### Task description
Print the material below exactly as it stands, please, from its first line to the line holding "bg.plot([0, W], [438, 438], color='#8c86b0', lw=1, alpha=0.6)", with no pictures.

### Records provided
* * * * * * * * *
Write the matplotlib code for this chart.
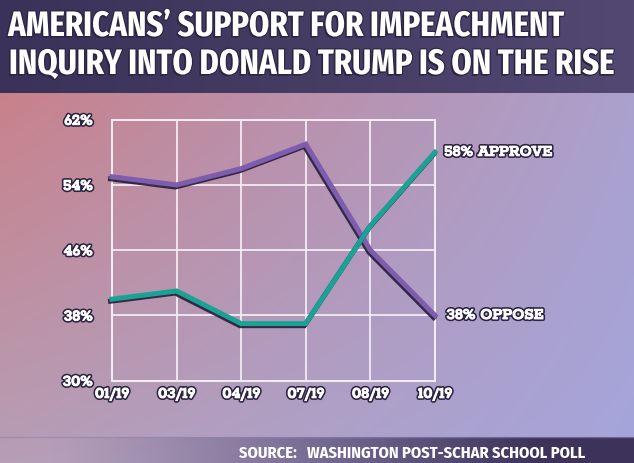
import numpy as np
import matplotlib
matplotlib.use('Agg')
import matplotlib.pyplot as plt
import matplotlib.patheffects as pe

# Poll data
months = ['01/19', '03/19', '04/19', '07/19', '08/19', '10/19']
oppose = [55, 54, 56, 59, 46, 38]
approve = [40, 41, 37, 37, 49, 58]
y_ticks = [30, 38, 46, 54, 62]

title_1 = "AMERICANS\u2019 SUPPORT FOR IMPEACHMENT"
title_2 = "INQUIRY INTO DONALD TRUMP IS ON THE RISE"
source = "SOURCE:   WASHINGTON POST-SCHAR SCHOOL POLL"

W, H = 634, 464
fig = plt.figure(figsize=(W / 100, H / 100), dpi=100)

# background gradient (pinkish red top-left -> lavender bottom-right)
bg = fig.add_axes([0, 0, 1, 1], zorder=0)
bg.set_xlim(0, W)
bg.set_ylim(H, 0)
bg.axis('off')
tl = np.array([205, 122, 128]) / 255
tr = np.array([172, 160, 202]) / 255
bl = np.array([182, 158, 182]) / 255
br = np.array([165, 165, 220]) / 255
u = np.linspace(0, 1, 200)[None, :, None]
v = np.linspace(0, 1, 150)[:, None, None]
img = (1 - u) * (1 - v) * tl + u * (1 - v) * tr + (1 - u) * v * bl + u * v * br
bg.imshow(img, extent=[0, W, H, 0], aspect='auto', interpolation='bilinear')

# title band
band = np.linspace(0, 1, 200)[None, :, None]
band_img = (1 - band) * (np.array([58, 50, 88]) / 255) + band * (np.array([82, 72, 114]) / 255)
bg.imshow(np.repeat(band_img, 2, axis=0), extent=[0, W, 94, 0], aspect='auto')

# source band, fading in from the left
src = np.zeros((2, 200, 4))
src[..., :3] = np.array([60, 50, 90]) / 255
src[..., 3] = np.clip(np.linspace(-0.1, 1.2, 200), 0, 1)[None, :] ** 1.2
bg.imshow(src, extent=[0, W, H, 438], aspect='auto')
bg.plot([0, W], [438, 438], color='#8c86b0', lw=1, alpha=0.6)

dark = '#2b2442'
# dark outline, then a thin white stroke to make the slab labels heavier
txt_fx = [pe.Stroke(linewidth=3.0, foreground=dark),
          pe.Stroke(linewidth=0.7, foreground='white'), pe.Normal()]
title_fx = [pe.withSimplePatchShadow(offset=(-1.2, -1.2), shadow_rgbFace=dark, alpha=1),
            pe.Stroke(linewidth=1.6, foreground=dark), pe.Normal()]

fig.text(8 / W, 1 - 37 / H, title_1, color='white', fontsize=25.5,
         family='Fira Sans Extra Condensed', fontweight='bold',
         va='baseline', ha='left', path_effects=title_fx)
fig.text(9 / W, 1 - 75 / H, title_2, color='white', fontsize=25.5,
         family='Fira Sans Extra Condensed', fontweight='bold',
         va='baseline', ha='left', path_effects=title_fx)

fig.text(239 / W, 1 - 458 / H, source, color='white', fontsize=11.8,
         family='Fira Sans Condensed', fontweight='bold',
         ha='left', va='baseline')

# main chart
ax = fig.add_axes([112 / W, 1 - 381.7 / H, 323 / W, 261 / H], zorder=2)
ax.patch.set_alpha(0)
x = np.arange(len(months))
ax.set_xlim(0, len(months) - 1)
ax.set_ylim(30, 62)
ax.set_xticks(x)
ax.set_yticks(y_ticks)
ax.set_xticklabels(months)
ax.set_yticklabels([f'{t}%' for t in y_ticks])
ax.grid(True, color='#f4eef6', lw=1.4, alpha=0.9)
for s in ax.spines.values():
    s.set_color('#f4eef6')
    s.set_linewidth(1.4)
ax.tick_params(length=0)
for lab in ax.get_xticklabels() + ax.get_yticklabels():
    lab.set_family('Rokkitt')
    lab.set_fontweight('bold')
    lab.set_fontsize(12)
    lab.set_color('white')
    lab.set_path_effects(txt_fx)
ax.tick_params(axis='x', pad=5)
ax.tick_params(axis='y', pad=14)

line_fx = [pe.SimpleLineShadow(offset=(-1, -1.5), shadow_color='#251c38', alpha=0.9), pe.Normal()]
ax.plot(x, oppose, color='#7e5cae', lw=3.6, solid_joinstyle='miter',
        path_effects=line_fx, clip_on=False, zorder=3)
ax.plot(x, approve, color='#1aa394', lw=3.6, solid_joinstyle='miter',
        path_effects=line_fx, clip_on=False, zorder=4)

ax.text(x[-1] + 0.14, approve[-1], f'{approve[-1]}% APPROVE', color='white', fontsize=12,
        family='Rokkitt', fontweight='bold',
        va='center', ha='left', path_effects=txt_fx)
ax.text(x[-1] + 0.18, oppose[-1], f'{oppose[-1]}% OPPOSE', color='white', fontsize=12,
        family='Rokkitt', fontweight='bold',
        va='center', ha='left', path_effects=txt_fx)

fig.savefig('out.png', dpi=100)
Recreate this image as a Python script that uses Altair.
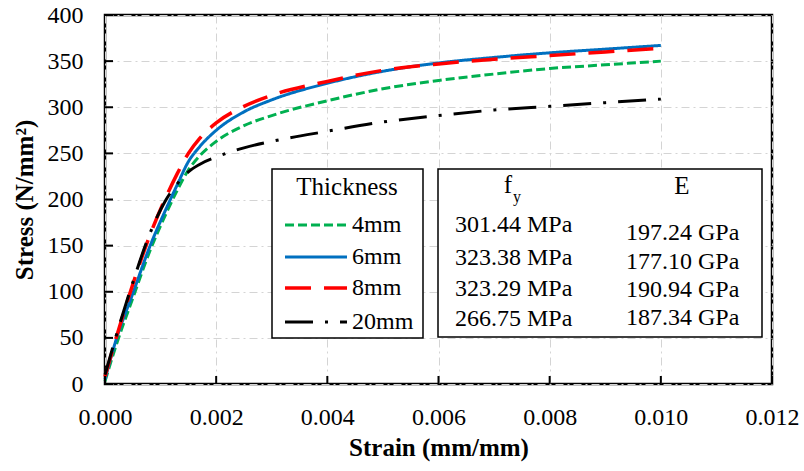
* * * * * * * * *
### Solution to this problem
Write the matplotlib code for this chart.
import numpy as np
import matplotlib
matplotlib.use('Agg')
import matplotlib.pyplot as plt
import matplotlib.patheffects as pe

# Poll data
months = ['01/19', '03/19', '04/19', '07/19', '08/19', '10/19']
oppose = [55, 54, 56, 59, 46, 38]
approve = [40, 41, 37, 37, 49, 58]
y_ticks = [30, 38, 46, 54, 62]

title_1 = "AMERICANS\u2019 SUPPORT FOR IMPEACHMENT"
title_2 = "INQUIRY INTO DONALD TRUMP IS ON THE RISE"
source = "SOURCE:   WASHINGTON POST-SCHAR SCHOOL POLL"

W, H = 634, 464
fig = plt.figure(figsize=(W / 100, H / 100), dpi=100)

# background gradient (pinkish red top-left -> lavender bottom-right)
bg = fig.add_axes([0, 0, 1, 1], zorder=0)
bg.set_xlim(0, W)
bg.set_ylim(H, 0)
bg.axis('off')
tl = np.array([205, 122, 128]) / 255
tr = np.array([172, 160, 202]) / 255
bl = np.array([182, 158, 182]) / 255
br = np.array([165, 165, 220]) / 255
u = np.linspace(0, 1, 200)[None, :, None]
v = np.linspace(0, 1, 150)[:, None, None]
img = (1 - u) * (1 - v) * tl + u * (1 - v) * tr + (1 - u) * v * bl + u * v * br
bg.imshow(img, extent=[0, W, H, 0], aspect='auto', interpolation='bilinear')

# title band
band = np.linspace(0, 1, 200)[None, :, None]
band_img = (1 - band) * (np.array([58, 50, 88]) / 255) + band * (np.array([82, 72, 114]) / 255)
bg.imshow(np.repeat(band_img, 2, axis=0), extent=[0, W, 94, 0], aspect='auto')

# source band, fading in from the left
src = np.zeros((2, 200, 4))
src[..., :3] = np.array([60, 50, 90]) / 255
src[..., 3] = np.clip(np.linspace(-0.1, 1.2, 200), 0, 1)[None, :] ** 1.2
bg.imshow(src, extent=[0, W, H, 438], aspect='auto')
bg.plot([0, W], [438, 438], color='#8c86b0', lw=1, alpha=0.6)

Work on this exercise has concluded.